— START —

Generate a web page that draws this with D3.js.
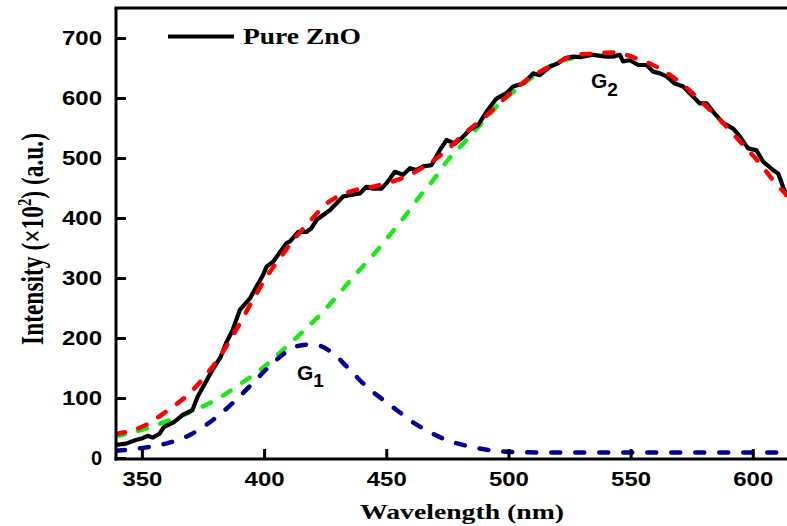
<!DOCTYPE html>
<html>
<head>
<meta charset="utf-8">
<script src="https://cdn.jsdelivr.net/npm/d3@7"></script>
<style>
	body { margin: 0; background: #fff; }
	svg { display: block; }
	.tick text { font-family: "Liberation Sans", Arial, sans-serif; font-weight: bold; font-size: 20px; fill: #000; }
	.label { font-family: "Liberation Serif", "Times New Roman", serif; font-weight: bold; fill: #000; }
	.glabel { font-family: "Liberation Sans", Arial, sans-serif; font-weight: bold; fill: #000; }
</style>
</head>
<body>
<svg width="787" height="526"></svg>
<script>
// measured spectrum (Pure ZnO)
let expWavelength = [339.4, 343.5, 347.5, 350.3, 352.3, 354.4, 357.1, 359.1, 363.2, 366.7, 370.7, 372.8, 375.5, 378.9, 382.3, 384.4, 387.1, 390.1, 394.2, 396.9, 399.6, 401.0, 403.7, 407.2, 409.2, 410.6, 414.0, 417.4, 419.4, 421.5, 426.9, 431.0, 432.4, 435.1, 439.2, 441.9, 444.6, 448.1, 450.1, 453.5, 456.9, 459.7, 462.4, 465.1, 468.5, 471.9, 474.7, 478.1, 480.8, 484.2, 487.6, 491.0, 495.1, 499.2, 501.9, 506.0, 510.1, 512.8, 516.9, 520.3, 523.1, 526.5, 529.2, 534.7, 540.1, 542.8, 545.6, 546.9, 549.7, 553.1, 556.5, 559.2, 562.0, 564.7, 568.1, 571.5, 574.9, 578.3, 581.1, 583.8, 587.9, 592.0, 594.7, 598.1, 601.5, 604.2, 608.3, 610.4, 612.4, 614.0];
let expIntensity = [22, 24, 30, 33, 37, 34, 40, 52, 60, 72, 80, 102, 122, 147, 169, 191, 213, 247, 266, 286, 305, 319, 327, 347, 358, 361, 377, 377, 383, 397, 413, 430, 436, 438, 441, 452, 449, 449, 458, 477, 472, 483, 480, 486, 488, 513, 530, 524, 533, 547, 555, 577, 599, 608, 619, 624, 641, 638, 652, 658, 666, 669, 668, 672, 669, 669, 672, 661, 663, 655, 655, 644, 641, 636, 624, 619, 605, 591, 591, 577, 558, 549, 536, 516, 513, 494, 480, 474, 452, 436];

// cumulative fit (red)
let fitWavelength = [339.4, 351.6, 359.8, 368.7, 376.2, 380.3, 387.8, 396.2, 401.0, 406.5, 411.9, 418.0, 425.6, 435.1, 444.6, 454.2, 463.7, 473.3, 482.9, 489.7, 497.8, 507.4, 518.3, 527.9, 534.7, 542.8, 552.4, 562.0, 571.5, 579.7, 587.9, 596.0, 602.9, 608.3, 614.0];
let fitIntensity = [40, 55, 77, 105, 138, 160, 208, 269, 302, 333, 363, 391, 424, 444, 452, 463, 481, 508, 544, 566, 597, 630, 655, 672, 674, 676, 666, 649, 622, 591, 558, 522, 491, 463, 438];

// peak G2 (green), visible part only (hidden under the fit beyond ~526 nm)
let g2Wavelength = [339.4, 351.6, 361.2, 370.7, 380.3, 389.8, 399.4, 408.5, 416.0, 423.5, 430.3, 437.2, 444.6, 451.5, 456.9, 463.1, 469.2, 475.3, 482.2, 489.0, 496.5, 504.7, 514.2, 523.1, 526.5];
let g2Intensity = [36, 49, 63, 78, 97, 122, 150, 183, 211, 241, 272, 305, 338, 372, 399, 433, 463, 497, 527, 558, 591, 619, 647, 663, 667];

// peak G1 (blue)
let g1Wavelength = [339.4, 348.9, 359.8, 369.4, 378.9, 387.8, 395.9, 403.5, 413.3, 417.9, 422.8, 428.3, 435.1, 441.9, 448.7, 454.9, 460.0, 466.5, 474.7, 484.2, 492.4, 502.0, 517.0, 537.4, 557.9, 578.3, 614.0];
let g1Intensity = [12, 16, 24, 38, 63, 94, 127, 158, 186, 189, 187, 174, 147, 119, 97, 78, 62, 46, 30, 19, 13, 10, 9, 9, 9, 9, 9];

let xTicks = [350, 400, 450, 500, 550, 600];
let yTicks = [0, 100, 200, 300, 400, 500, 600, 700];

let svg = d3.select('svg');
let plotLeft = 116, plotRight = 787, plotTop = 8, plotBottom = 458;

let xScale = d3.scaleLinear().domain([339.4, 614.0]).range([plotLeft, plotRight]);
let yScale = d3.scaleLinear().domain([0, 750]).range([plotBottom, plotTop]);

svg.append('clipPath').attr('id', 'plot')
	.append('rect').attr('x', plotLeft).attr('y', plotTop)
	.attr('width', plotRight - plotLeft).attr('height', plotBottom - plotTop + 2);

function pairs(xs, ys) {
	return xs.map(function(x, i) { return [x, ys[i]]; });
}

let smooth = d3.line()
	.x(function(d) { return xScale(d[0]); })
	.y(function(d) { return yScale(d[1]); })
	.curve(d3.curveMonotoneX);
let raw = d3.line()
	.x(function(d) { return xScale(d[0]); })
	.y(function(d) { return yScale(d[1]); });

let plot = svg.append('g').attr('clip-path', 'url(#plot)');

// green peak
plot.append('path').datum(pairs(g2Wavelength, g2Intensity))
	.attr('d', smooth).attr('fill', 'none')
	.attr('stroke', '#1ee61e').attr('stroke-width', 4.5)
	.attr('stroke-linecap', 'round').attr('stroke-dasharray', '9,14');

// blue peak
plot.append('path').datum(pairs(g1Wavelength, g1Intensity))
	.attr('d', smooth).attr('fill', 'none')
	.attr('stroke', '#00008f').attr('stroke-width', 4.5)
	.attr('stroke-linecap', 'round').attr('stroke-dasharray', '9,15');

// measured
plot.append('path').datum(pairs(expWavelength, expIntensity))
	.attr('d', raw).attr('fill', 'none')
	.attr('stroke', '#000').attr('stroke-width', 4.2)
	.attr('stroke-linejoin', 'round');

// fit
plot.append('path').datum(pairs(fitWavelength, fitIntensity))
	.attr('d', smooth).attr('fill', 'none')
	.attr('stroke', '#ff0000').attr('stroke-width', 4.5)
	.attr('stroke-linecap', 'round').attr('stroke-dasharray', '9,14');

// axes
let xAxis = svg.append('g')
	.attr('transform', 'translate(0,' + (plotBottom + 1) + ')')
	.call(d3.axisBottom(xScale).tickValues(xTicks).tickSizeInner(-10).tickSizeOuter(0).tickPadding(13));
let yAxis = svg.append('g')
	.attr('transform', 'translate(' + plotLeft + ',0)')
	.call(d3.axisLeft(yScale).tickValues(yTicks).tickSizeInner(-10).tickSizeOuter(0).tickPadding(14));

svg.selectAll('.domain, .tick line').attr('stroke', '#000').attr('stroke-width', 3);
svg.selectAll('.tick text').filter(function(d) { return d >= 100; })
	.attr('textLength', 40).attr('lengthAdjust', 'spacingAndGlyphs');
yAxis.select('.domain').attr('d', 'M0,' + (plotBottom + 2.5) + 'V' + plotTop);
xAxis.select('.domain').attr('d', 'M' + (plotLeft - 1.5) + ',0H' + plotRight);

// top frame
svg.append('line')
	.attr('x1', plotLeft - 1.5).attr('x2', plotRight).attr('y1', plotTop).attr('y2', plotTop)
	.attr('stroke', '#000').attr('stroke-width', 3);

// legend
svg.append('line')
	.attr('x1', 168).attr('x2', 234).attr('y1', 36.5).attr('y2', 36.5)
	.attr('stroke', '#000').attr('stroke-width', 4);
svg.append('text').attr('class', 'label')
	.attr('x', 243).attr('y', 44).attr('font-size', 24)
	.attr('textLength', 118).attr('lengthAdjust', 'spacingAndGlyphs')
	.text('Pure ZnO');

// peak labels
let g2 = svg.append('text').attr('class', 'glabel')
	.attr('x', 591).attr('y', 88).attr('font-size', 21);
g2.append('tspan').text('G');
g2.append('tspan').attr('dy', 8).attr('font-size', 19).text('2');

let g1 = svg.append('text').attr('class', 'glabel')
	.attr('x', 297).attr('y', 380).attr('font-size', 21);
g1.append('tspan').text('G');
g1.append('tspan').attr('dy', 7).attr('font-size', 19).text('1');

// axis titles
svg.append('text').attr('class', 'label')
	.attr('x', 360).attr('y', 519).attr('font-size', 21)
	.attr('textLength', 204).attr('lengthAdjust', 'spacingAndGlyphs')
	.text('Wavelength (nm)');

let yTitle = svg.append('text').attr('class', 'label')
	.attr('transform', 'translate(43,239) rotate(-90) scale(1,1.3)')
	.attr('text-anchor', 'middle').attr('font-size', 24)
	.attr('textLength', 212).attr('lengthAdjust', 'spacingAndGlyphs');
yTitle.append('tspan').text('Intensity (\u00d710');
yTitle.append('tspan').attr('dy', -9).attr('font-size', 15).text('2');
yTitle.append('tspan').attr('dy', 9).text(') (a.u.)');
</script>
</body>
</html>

— END —

Write out again, exactly, the lines from the start of the listing up to the line containing "474, 452, 436];", with both ends and without pictures.

Generate a web page that draws this with D3.js.
<!DOCTYPE html>
<html>
<head>
<meta charset="utf-8">
<script src="https://cdn.jsdelivr.net/npm/d3@7"></script>
<style>
	body { margin: 0; background: #fff; }
	svg { display: block; }
	.tick text { font-family: "Liberation Sans", Arial, sans-serif; font-weight: bold; font-size: 20px; fill: #000; }
	.label { font-family: "Liberation Serif", "Times New Roman", serif; font-weight: bold; fill: #000; }
	.glabel { font-family: "Liberation Sans", Arial, sans-serif; font-weight: bold; fill: #000; }
</style>
</head>
<body>
<svg width="787" height="526"></svg>
<script>
// measured spectrum (Pure ZnO)
let expWavelength = [339.4, 343.5, 347.5, 350.3, 352.3, 354.4, 357.1, 359.1, 363.2, 366.7, 370.7, 372.8, 375.5, 378.9, 382.3, 384.4, 387.1, 390.1, 394.2, 396.9, 399.6, 401.0, 403.7, 407.2, 409.2, 410.6, 414.0, 417.4, 419.4, 421.5, 426.9, 431.0, 432.4, 435.1, 439.2, 441.9, 444.6, 448.1, 450.1, 453.5, 456.9, 459.7, 462.4, 465.1, 468.5, 471.9, 474.7, 478.1, 480.8, 484.2, 487.6, 491.0, 495.1, 499.2, 501.9, 506.0, 510.1, 512.8, 516.9, 520.3, 523.1, 526.5, 529.2, 534.7, 540.1, 542.8, 545.6, 546.9, 549.7, 553.1, 556.5, 559.2, 562.0, 564.7, 568.1, 571.5, 574.9, 578.3, 581.1, 583.8, 587.9, 592.0, 594.7, 598.1, 601.5, 604.2, 608.3, 610.4, 612.4, 614.0];
let expIntensity = [22, 24, 30, 33, 37, 34, 40, 52, 60, 72, 80, 102, 122, 147, 169, 191, 213, 247, 266, 286, 305, 319, 327, 347, 358, 361, 377, 377, 383, 397, 413, 430, 436, 438, 441, 452, 449, 449, 458, 477, 472, 483, 480, 486, 488, 513, 530, 524, 533, 547, 555, 577, 599, 608, 619, 624, 641, 638, 652, 658, 666, 669, 668, 672, 669, 669, 672, 661, 663, 655, 655, 644, 641, 636, 624, 619, 605, 591, 591, 577, 558, 549, 536, 516, 513, 494, 480, 474, 452, 436];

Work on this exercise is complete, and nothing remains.